- _DIRECTIONS FOR THIS TASK_
Your task is to retype each line of the data below exactly.

- _RECORD EXCERPTS_
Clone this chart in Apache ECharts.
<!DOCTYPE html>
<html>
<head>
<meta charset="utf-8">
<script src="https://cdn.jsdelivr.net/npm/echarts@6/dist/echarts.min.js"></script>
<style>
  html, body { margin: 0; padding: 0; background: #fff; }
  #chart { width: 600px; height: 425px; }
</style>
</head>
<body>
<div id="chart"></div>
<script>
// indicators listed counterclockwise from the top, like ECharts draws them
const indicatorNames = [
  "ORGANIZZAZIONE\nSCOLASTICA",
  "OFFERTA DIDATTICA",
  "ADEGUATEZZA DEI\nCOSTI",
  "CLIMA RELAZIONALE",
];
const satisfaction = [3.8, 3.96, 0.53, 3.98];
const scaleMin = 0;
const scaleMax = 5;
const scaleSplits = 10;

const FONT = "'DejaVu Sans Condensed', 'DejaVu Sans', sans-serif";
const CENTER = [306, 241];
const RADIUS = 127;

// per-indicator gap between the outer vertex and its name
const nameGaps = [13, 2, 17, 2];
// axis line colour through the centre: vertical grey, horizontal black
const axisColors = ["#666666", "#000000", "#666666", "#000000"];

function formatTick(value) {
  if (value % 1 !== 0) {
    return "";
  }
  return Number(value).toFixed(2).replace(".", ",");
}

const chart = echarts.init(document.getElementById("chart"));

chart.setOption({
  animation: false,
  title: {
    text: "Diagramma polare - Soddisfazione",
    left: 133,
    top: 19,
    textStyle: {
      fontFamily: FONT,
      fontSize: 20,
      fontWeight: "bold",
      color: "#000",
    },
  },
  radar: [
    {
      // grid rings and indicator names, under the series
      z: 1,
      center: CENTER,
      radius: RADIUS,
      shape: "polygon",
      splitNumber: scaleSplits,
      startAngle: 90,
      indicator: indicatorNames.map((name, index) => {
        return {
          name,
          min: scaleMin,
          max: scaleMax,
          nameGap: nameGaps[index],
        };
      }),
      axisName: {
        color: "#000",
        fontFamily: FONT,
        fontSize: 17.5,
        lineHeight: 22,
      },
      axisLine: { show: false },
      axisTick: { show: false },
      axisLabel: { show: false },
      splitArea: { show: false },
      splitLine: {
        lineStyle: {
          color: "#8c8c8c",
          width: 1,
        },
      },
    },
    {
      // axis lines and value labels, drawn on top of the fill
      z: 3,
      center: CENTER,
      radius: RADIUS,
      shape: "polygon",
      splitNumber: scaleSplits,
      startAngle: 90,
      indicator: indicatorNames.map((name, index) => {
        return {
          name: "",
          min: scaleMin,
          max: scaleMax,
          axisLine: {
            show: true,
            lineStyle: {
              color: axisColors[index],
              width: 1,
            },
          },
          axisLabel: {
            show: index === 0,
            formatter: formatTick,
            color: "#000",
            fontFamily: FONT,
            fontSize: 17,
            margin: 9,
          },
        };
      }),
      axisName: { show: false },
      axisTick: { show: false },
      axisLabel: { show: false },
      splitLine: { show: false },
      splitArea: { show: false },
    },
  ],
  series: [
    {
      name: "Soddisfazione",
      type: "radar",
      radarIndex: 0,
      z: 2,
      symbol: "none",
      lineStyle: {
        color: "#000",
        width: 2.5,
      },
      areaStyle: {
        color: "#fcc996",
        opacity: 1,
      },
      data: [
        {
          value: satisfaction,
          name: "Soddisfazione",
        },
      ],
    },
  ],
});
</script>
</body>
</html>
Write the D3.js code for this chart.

- _FINISHED TASK_
Clone this chart in Apache ECharts.
<!DOCTYPE html>
<html>
<head>
<meta charset="utf-8">
<script src="https://cdn.jsdelivr.net/npm/echarts@6/dist/echarts.min.js"></script>
<style>
  html, body { margin: 0; padding: 0; background: #fff; }
  #chart { width: 600px; height: 425px; }
</style>
</head>
<body>
<div id="chart"></div>
<script>
// indicators listed counterclockwise from the top, like ECharts draws them
const indicatorNames = [
  "ORGANIZZAZIONE\nSCOLASTICA",
  "OFFERTA DIDATTICA",
  "ADEGUATEZZA DEI\nCOSTI",
  "CLIMA RELAZIONALE",
];
const satisfaction = [3.8, 3.96, 0.53, 3.98];
const scaleMin = 0;
const scaleMax = 5;
const scaleSplits = 10;

const FONT = "'DejaVu Sans Condensed', 'DejaVu Sans', sans-serif";
const CENTER = [306, 241];
const RADIUS = 127;

// per-indicator gap between the outer vertex and its name
const nameGaps = [13, 2, 17, 2];
// axis line colour through the centre: vertical grey, horizontal black
const axisColors = ["#666666", "#000000", "#666666", "#000000"];

function formatTick(value) {
  if (value % 1 !== 0) {
    return "";
  }
  return Number(value).toFixed(2).replace(".", ",");
}

const chart = echarts.init(document.getElementById("chart"));

chart.setOption({
  animation: false,
  title: {
    text: "Diagramma polare - Soddisfazione",
    left: 133,
    top: 19,
    textStyle: {
      fontFamily: FONT,
      fontSize: 20,
      fontWeight: "bold",
      color: "#000",
    },
  },
  radar: [
    {
      // grid rings and indicator names, under the series
      z: 1,
      center: CENTER,
      radius: RADIUS,
      shape: "polygon",
      splitNumber: scaleSplits,
      startAngle: 90,
      indicator: indicatorNames.map((name, index) => {
        return {
          name,
          min: scaleMin,
          max: scaleMax,
          nameGap: nameGaps[index],
        };
      }),
      axisName: {
        color: "#000",
        fontFamily: FONT,
        fontSize: 17.5,
        lineHeight: 22,
      },
      axisLine: { show: false },
      axisTick: { show: false },
      axisLabel: { show: false },
      splitArea: { show: false },
      splitLine: {
        lineStyle: {
          color: "#8c8c8c",
          width: 1,
        },
      },
    },
    {
      // axis lines and value labels, drawn on top of the fill
      z: 3,
      center: CENTER,
      radius: RADIUS,
      shape: "polygon",
      splitNumber: scaleSplits,
      startAngle: 90,
      indicator: indicatorNames.map((name, index) => {
        return {
          name: "",
          min: scaleMin,
          max: scaleMax,
          axisLine: {
            show: true,
            lineStyle: {
              color: axisColors[index],
              width: 1,
            },
          },
          axisLabel: {
            show: index === 0,
            formatter: formatTick,
            color: "#000",
            fontFamily: FONT,
            fontSize: 17,
            margin: 9,
          },
        };
      }),
      axisName: { show: false },
      axisTick: { show: false },
      axisLabel: { show: false },
      splitLine: { show: false },
      splitArea: { show: false },
    },
  ],
  series: [
    {
      name: "Soddisfazione",
      type: "radar",
      radarIndex: 0,
      z: 2,
      symbol: "none",
      lineStyle: {
        color: "#000",
        width: 2.5,
      },
      areaStyle: {
        color: "#fcc996",
        opacity: 1,
      },
      data: [
        {
          value: satisfaction,
          name: "Soddisfazione",
        },
      ],
    },
  ],
});
</script>
</body>
</html>
Write the D3.js code for this chart.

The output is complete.